Su richiesta statunitense, incombono le sanzioni della Ue anche alla Cina, politicamente vicina alla Russia e sospettata di essere pronta a fornirle armi per la guerra in Ucraina. La settimana prossima la presidente della Commissione europea, Ursula von der Leyen, andrà a Washington per parlare di questo.
L’Ue e gli Stati Uniti danno quantità industriali di armi all’Ucraina affinché le usi contro la Russia. Curiosa, la pretesa di impedire agli altri un comportamento simmetrico.
I RAPPORTI COMMERCIALI TRA UE E CINA
Per avere un’idea dell’impatto che le sanzioni alla Cina avrebbero sulla vita di tutti i giorni, basta considerare l’entità degli scambi commerciali fra l’Unione europea e la Cina stessa. Secondo i dati 2021, i più recenti, le importazioni nell’Ue di beni cinesi valgono quasi 500 miliardi di euro. Le esportazioni di beni Ue verso la Cina ammontano invece a 225 miliardi: neanche la metà. Si aprirebbe un buco enorme negli approvvigionamenti. La bilancia commerciale Ue è in attivo per lo scambio di servizi con la Cina, che però riguarda alcune decine di miliardi. Decine di miliardi: non centinaia di miliardi, come i beni.
E non solo. Il taglio delle relazioni commerciali fra Ue e Russia ha avuto ripercussioni principalmente (anche se non solo) sulla disponibilità di energia e sul suo prezzo. Invece dalla Cina si importano fra l’altro le terre rare, indispensabili per l’elettronica. Inoltre la Cina è la fabbrica del mondo. Vende beni materiali e oggetti concreti. Non solo prodotti finiti, ma anche elementi e semilavorati che vanno ad incastrarsi in catene produttive lunghe e complesse. Se l’apporto cinese viene meno, si blocca tutto anche se questo stesso apporto è magari limitato o modesto.
Le sanzioni Ue alla Cina sarebbero insomma, come già quelle contro la Russia, un bacio alla pantofola di Washington contrario agli interessi dei cittadini europei. Eppure, pare, ci si sta arrivando.
LE PRESSIONI USA SU CINA E UE
I titoli della stampa internazionale mainstream a proposito delle sanzioni europee e occidentali alla Cina ricordano il comportamento degli squali che, si dice, prima di azzannare la preda le nuotano a lungo attorno, formando un cerchio via via più ristretto. Negli ultimi giorni il cerchio è diventato più piccolo: ma si nuota in cerchio da un pezzo.

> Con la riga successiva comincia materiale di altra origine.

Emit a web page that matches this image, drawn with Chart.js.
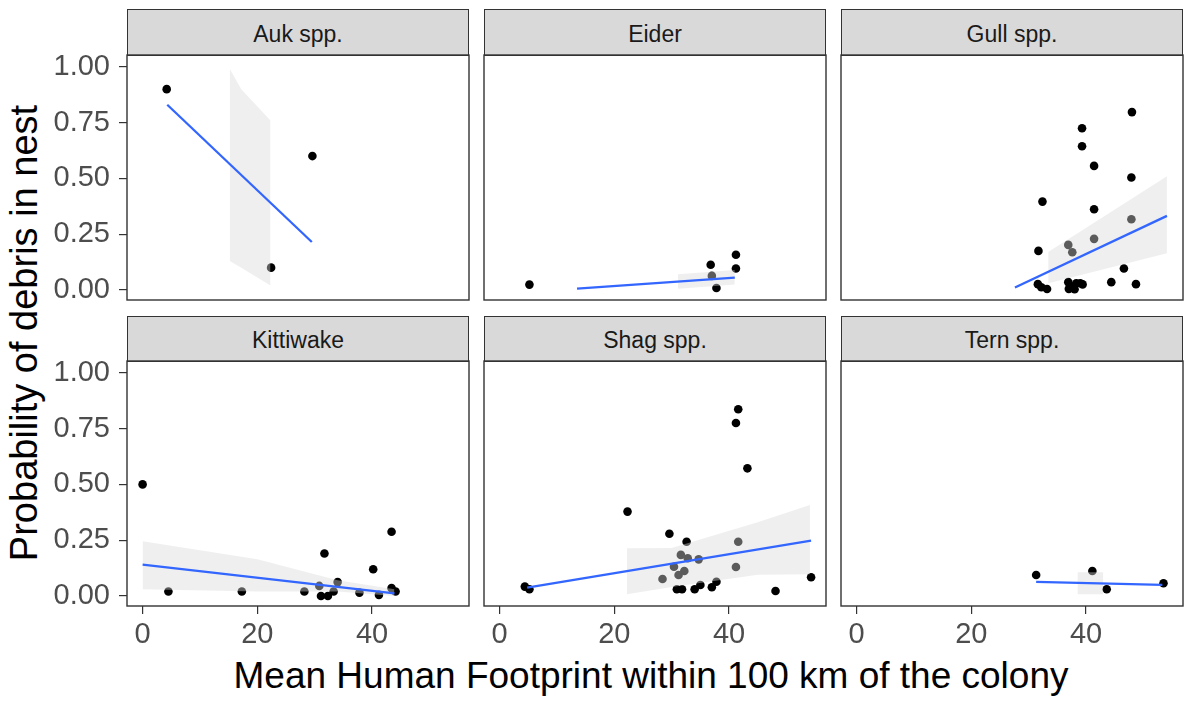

Già nell’autunno scorso gli Usa facevano pressione sulla Ue affinché istituisse sanzioni contro la Cina. Qualche settimana più tardi, il capo della diplomazia Ue, Borrell, ha comunicato sgarbatamente alla Cina l’intenzione di ridurre gli scambi commerciali.

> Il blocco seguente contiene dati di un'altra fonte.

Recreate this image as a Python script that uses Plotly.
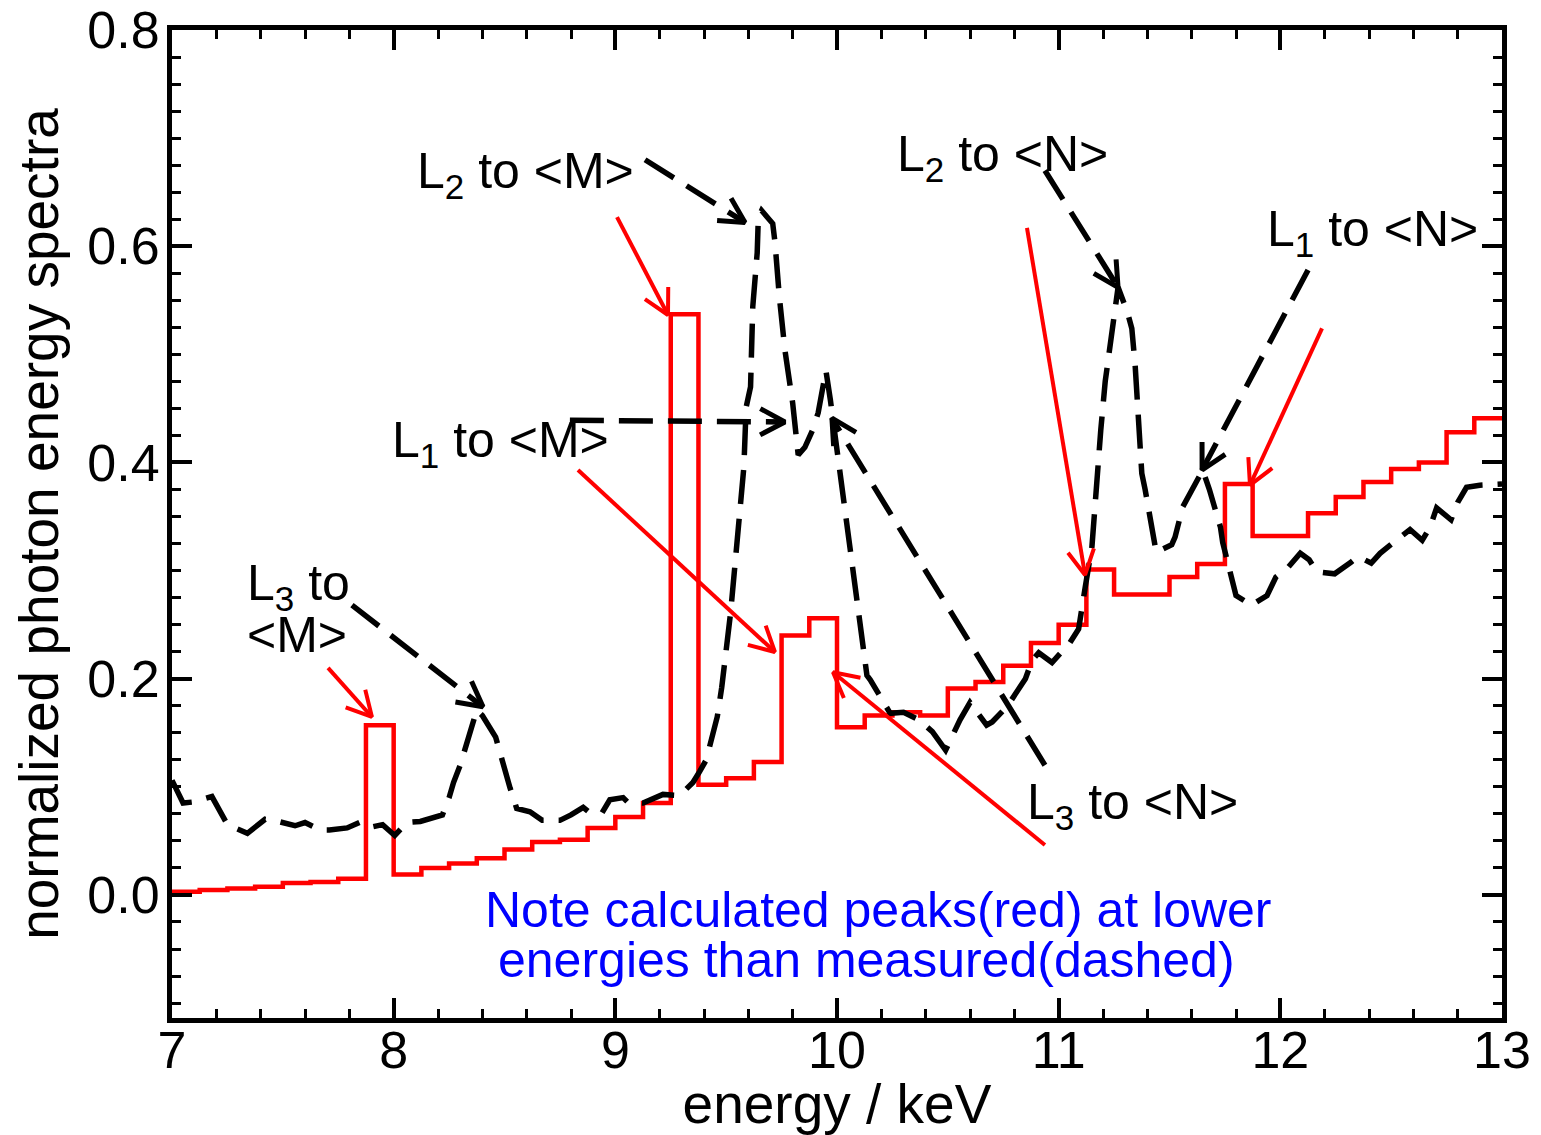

Non esistono prove a sostegno del timore che Washington manifesta, ossia che la Cina possa decidere di fornire armi alla Russia. Sullo sfondo delle incombenti sanzioni ci sono le crescenti tensioni fra Usa e Cina a proposito di Taiwan ed uno scenario internazionale ormai drammatico, nel quale gli Usa si comportano come se il mondo fosse troppo piccolo per ospitare qualcuno con un ruolo pari al loro.
LA REAZIONE DELLA CINA
In questo quadro si situano prese di posizione cinesi insolitamente dure nei confronti degli Usa. Basta vedere cosa ha scritto su Facebook tre giorni fa il portavoce del Ministero cinese degli Esteri. In sostanza: gli Usa devono smettere di tirare la corda altrimenti andranno incontro a dure conseguenze.
In passato erano solo gli Usa ad ammonire (leggi: minacciare) di dure conseguenze la Cina qualora avesse fornito armi alla Russia. Ora gli “ammonimenti” li ricevono anche loro. Si tratta di una novità non da poco.
GLI SCENARI FUTURI
Già esistono negli Usa proposte di legge per le sanzioni alla Cina. Ci si attende che, durante il suo viaggio a Washington, la presidente della Commissione europea assuma una linea tipo: adotteremo le sanzioni quando ci darete la prova che la Cina ha deciso di vendere armi alla Russia.
La prova, al momento, magari non arriverà ancora. Ma prevedibilmente qualcosa arriverà: che sia come la famosa fialetta di antrace di Colin Powell o un fatto vero, poco importa. L’impressione è che davvero, ormai, sia questione di tempo.